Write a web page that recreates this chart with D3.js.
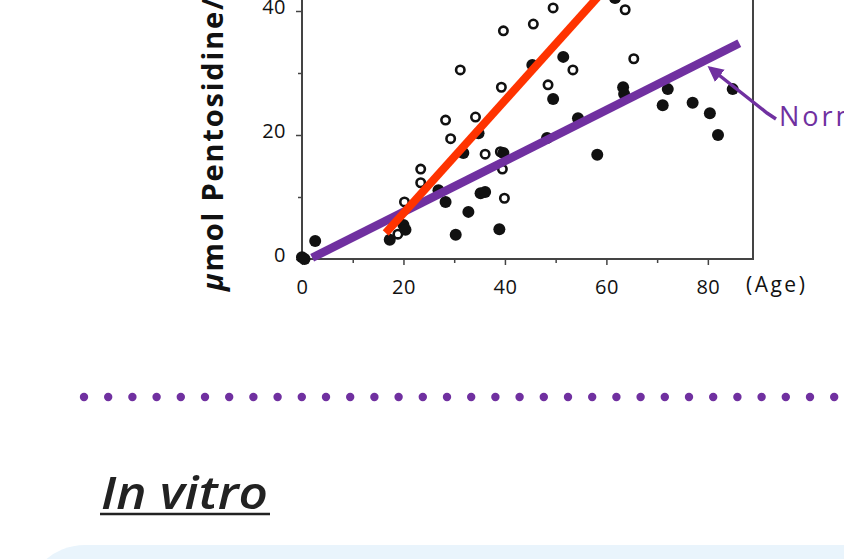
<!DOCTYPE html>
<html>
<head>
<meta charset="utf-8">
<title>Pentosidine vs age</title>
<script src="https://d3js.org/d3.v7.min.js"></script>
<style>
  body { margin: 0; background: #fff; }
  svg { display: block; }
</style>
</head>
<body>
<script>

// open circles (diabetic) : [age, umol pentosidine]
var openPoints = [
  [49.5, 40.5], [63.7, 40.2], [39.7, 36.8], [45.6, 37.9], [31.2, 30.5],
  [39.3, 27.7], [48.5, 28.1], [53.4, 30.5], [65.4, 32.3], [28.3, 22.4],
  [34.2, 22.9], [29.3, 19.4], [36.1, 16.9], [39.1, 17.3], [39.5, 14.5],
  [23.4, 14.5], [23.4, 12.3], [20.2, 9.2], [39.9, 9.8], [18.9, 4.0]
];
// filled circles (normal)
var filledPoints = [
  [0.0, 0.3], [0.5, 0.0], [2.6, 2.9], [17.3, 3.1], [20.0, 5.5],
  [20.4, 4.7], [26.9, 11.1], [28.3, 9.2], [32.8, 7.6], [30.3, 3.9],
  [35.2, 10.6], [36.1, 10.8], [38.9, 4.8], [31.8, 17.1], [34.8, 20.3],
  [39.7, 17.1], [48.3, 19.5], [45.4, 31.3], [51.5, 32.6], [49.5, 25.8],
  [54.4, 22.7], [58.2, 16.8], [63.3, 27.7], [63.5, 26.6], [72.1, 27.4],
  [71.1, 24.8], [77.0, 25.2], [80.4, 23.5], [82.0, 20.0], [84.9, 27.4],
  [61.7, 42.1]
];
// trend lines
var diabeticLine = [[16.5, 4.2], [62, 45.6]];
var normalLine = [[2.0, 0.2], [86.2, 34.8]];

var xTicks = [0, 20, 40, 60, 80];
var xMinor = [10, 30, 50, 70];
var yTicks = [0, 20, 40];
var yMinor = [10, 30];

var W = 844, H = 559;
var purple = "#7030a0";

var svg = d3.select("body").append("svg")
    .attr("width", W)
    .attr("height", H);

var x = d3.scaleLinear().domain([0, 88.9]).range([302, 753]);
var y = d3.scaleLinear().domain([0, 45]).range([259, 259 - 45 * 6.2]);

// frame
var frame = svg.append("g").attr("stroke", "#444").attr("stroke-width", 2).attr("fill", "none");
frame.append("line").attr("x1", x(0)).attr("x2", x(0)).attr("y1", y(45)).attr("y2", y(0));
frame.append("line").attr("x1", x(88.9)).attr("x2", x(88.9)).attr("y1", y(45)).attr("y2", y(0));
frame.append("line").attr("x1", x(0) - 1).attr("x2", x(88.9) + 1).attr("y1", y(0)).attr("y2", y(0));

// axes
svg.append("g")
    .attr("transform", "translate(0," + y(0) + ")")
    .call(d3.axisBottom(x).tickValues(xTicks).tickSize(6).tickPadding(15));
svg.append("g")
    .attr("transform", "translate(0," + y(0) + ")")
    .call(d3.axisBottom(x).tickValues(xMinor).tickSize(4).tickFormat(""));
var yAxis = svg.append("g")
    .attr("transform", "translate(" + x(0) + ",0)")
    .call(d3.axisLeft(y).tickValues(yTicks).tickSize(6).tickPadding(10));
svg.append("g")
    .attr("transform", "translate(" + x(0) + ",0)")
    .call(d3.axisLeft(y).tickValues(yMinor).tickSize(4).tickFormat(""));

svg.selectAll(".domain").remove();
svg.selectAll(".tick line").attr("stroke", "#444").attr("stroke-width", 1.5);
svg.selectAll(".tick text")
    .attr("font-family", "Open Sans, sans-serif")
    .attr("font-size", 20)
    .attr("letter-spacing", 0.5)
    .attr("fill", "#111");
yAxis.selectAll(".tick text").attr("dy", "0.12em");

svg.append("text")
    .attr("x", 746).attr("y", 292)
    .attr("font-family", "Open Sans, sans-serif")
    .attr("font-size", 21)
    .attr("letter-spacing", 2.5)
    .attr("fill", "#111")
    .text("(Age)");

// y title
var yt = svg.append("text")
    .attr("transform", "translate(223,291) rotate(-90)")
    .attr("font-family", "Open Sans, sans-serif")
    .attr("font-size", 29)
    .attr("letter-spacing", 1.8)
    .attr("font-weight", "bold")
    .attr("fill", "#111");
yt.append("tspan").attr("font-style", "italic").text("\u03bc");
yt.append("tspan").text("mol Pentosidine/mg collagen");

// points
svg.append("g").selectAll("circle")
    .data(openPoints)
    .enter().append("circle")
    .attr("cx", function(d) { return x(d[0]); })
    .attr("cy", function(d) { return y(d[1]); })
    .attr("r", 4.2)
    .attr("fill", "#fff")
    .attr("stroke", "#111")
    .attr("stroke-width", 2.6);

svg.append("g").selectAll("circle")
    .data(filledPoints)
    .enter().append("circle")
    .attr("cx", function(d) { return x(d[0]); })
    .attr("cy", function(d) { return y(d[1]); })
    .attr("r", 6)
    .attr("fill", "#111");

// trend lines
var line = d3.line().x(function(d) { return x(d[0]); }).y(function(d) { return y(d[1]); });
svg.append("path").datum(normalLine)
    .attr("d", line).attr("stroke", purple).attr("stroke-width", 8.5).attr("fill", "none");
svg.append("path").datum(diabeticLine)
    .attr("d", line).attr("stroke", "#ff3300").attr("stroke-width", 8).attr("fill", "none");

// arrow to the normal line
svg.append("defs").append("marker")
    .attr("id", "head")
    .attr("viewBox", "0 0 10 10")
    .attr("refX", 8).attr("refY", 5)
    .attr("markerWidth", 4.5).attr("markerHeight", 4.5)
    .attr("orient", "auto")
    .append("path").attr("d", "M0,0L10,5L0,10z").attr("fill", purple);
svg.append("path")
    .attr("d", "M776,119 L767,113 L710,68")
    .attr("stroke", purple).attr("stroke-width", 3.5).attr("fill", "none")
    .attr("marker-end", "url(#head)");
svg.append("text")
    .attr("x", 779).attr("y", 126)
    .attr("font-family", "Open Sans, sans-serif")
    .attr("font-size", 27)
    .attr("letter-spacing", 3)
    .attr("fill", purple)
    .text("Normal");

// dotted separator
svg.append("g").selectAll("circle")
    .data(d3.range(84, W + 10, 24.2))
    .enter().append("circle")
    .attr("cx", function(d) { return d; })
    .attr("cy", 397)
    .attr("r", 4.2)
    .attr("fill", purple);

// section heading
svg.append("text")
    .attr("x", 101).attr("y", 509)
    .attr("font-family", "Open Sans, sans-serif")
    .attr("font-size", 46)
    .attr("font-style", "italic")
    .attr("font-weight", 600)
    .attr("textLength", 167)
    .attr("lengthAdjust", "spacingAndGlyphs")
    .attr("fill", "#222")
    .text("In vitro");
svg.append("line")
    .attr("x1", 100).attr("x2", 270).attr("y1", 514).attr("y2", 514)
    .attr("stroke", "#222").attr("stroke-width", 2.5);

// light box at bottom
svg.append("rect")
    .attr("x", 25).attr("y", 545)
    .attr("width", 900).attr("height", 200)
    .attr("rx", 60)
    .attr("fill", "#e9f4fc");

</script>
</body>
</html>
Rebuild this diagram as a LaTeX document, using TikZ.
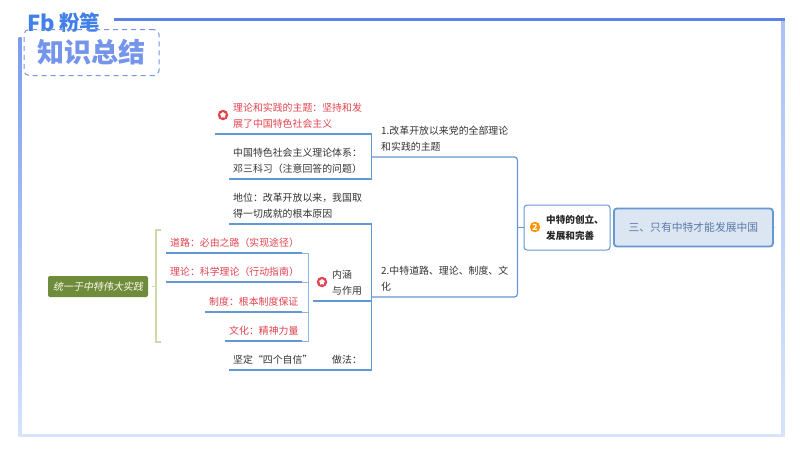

__________________________________________________

**Task:**
Output the data above without changes, apart from leaving out the pictures.

**Solution for this exercise:**
Write a web page that recreates this chart with D3.js.
<!DOCTYPE html>
<html>
<head>
<meta charset="utf-8">
<title>Pentosidine vs age</title>
<script src="https://d3js.org/d3.v7.min.js"></script>
<style>
  body { margin: 0; background: #fff; }
  svg { display: block; }
</style>
</head>
<body>
<script>

// open circles (diabetic) : [age, umol pentosidine]
var openPoints = [
  [49.5, 40.5], [63.7, 40.2], [39.7, 36.8], [45.6, 37.9], [31.2, 30.5],
  [39.3, 27.7], [48.5, 28.1], [53.4, 30.5], [65.4, 32.3], [28.3, 22.4],
  [34.2, 22.9], [29.3, 19.4], [36.1, 16.9], [39.1, 17.3], [39.5, 14.5],
  [23.4, 14.5], [23.4, 12.3], [20.2, 9.2], [39.9, 9.8], [18.9, 4.0]
];
// filled circles (normal)
var filledPoints = [
  [0.0, 0.3], [0.5, 0.0], [2.6, 2.9], [17.3, 3.1], [20.0, 5.5],
  [20.4, 4.7], [26.9, 11.1], [28.3, 9.2], [32.8, 7.6], [30.3, 3.9],
  [35.2, 10.6], [36.1, 10.8], [38.9, 4.8], [31.8, 17.1], [34.8, 20.3],
  [39.7, 17.1], [48.3, 19.5], [45.4, 31.3], [51.5, 32.6], [49.5, 25.8],
  [54.4, 22.7], [58.2, 16.8], [63.3, 27.7], [63.5, 26.6], [72.1, 27.4],
  [71.1, 24.8], [77.0, 25.2], [80.4, 23.5], [82.0, 20.0], [84.9, 27.4],
  [61.7, 42.1]
];
// trend lines
var diabeticLine = [[16.5, 4.2], [62, 45.6]];
var normalLine = [[2.0, 0.2], [86.2, 34.8]];

var xTicks = [0, 20, 40, 60, 80];
var xMinor = [10, 30, 50, 70];
var yTicks = [0, 20, 40];
var yMinor = [10, 30];

var W = 844, H = 559;
var purple = "#7030a0";

var svg = d3.select("body").append("svg")
    .attr("width", W)
    .attr("height", H);

var x = d3.scaleLinear().domain([0, 88.9]).range([302, 753]);
var y = d3.scaleLinear().domain([0, 45]).range([259, 259 - 45 * 6.2]);

// frame
var frame = svg.append("g").attr("stroke", "#444").attr("stroke-width", 2).attr("fill", "none");
frame.append("line").attr("x1", x(0)).attr("x2", x(0)).attr("y1", y(45)).attr("y2", y(0));
frame.append("line").attr("x1", x(88.9)).attr("x2", x(88.9)).attr("y1", y(45)).attr("y2", y(0));
frame.append("line").attr("x1", x(0) - 1).attr("x2", x(88.9) + 1).attr("y1", y(0)).attr("y2", y(0));

// axes
svg.append("g")
    .attr("transform", "translate(0," + y(0) + ")")
    .call(d3.axisBottom(x).tickValues(xTicks).tickSize(6).tickPadding(15));
svg.append("g")
    .attr("transform", "translate(0," + y(0) + ")")
    .call(d3.axisBottom(x).tickValues(xMinor).tickSize(4).tickFormat(""));
var yAxis = svg.append("g")
    .attr("transform", "translate(" + x(0) + ",0)")
    .call(d3.axisLeft(y).tickValues(yTicks).tickSize(6).tickPadding(10));
svg.append("g")
    .attr("transform", "translate(" + x(0) + ",0)")
    .call(d3.axisLeft(y).tickValues(yMinor).tickSize(4).tickFormat(""));

svg.selectAll(".domain").remove();
svg.selectAll(".tick line").attr("stroke", "#444").attr("stroke-width", 1.5);
svg.selectAll(".tick text")
    .attr("font-family", "Open Sans, sans-serif")
    .attr("font-size", 20)
    .attr("letter-spacing", 0.5)
    .attr("fill", "#111");
yAxis.selectAll(".tick text").attr("dy", "0.12em");

svg.append("text")
    .attr("x", 746).attr("y", 292)
    .attr("font-family", "Open Sans, sans-serif")
    .attr("font-size", 21)
    .attr("letter-spacing", 2.5)
    .attr("fill", "#111")
    .text("(Age)");

// y title
var yt = svg.append("text")
    .attr("transform", "translate(223,291) rotate(-90)")
    .attr("font-family", "Open Sans, sans-serif")
    .attr("font-size", 29)
    .attr("letter-spacing", 1.8)
    .attr("font-weight", "bold")
    .attr("fill", "#111");
yt.append("tspan").attr("font-style", "italic").text("\u03bc");
yt.append("tspan").text("mol Pentosidine/mg collagen");

// points
svg.append("g").selectAll("circle")
    .data(openPoints)
    .enter().append("circle")
    .attr("cx", function(d) { return x(d[0]); })
    .attr("cy", function(d) { return y(d[1]); })
    .attr("r", 4.2)
    .attr("fill", "#fff")
    .attr("stroke", "#111")
    .attr("stroke-width", 2.6);

svg.append("g").selectAll("circle")
    .data(filledPoints)
    .enter().append("circle")
    .attr("cx", function(d) { return x(d[0]); })
    .attr("cy", function(d) { return y(d[1]); })
    .attr("r", 6)
    .attr("fill", "#111");

// trend lines
var line = d3.line().x(function(d) { return x(d[0]); }).y(function(d) { return y(d[1]); });
svg.append("path").datum(normalLine)
    .attr("d", line).attr("stroke", purple).attr("stroke-width", 8.5).attr("fill", "none");
svg.append("path").datum(diabeticLine)
    .attr("d", line).attr("stroke", "#ff3300").attr("stroke-width", 8).attr("fill", "none");

// arrow to the normal line
svg.append("defs").append("marker")
    .attr("id", "head")
    .attr("viewBox", "0 0 10 10")
    .attr("refX", 8).attr("refY", 5)
    .attr("markerWidth", 4.5).attr("markerHeight", 4.5)
    .attr("orient", "auto")
    .append("path").attr("d", "M0,0L10,5L0,10z").attr("fill", purple);
svg.append("path")
    .attr("d", "M776,119 L767,113 L710,68")
    .attr("stroke", purple).attr("stroke-width", 3.5).attr("fill", "none")
    .attr("marker-end", "url(#head)");
svg.append("text")
    .attr("x", 779).attr("y", 126)
    .attr("font-family", "Open Sans, sans-serif")
    .attr("font-size", 27)
    .attr("letter-spacing", 3)
    .attr("fill", purple)
    .text("Normal");

// dotted separator
svg.append("g").selectAll("circle")
    .data(d3.range(84, W + 10, 24.2))
    .enter().append("circle")
    .attr("cx", function(d) { return d; })
    .attr("cy", 397)
    .attr("r", 4.2)
    .attr("fill", purple);

// section heading
svg.append("text")
    .attr("x", 101).attr("y", 509)
    .attr("font-family", "Open Sans, sans-serif")
    .attr("font-size", 46)
    .attr("font-style", "italic")
    .attr("font-weight", 600)
    .attr("textLength", 167)
    .attr("lengthAdjust", "spacingAndGlyphs")
    .attr("fill", "#222")
    .text("In vitro");
svg.append("line")
    .attr("x1", 100).attr("x2", 270).attr("y1", 514).attr("y2", 514)
    .attr("stroke", "#222").attr("stroke-width", 2.5);

// light box at bottom
svg.append("rect")
    .attr("x", 25).attr("y", 545)
    .attr("width", 900).attr("height", 200)
    .attr("rx", 60)
    .attr("fill", "#e9f4fc");

</script>
</body>
</html>
Rebuild this diagram as a LaTeX document, using TikZ.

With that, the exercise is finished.